Johnsonville Sausage is a sausage company headquartered in Sheboygan Falls, Wisconsin.[1] Founded in 1945, it is one of the largest sausage producers in the United States[2] and the largest sausage brand by revenue in the United States.[3] Johnsonville sausage is available in more than 35 countries. Privately owned, the company has approximately 1,400 employees.[4]


In 1945, Ralph F. and Alice Stayer opened a butcher shop and named it after their hometown, Johnsonville, Wisconsin. The sausage made in their butcher shop came from an old family recipe, which originated from the family tree from 19th-century Austria.[5]

Corporate headquarters


Johnsonville Sausage produces a variety of sausage products, including: brats, grillers, Italian sausage, smoked-cooked links, breakfast sausage in fully cooked and fresh varieties, chicken sausage, meatballs and summer sausage.[6]


In 2009, the National Pork Board ranked Johnsonville Foods first in sow slaughter capacity. The company had the facilities to slaughter 3,250 pigs every day, 400 more than the next largest company.[7]

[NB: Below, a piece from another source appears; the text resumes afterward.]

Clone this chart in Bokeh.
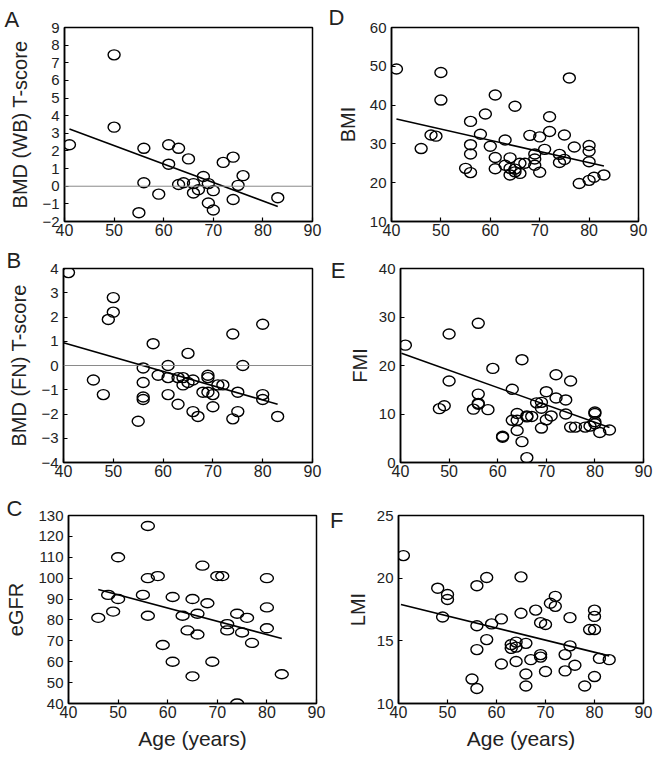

Animal welfare controversy[edit]

In March 2013, Johnsonville Foods came under public pressure to drop gestation crates when Wisconsin resident Gina Steussy started a petition asking Johnsonville Sausage CEO Ralph Stayer to stop sourcing pork products from suppliers that confine breeding pigs to cages that restrict their ability to turn around during the 4-month period of their pregnancy. The petition was supported by The Humane League and acquired over 73,000 signatures, gaining wide public attention.[8] Two months later, Johnsonville Foods posted on its website, “It is our moral and ethical obligation to ensure our animals are treated humanely at all times. As part of our active pursuit of enhanced handling practices, we will be working with our pork suppliers to transition from traditional gestation stall housing, to alternative pregnant sow housing, by 2025.”[9]

With this decision, Johnsonville joined many other American pork purchasers such as Oscar Mayer, Jimmy Dean, McDonald's, Burger King, Subway, and Denny's in pledging to phase out gestation crates.[10]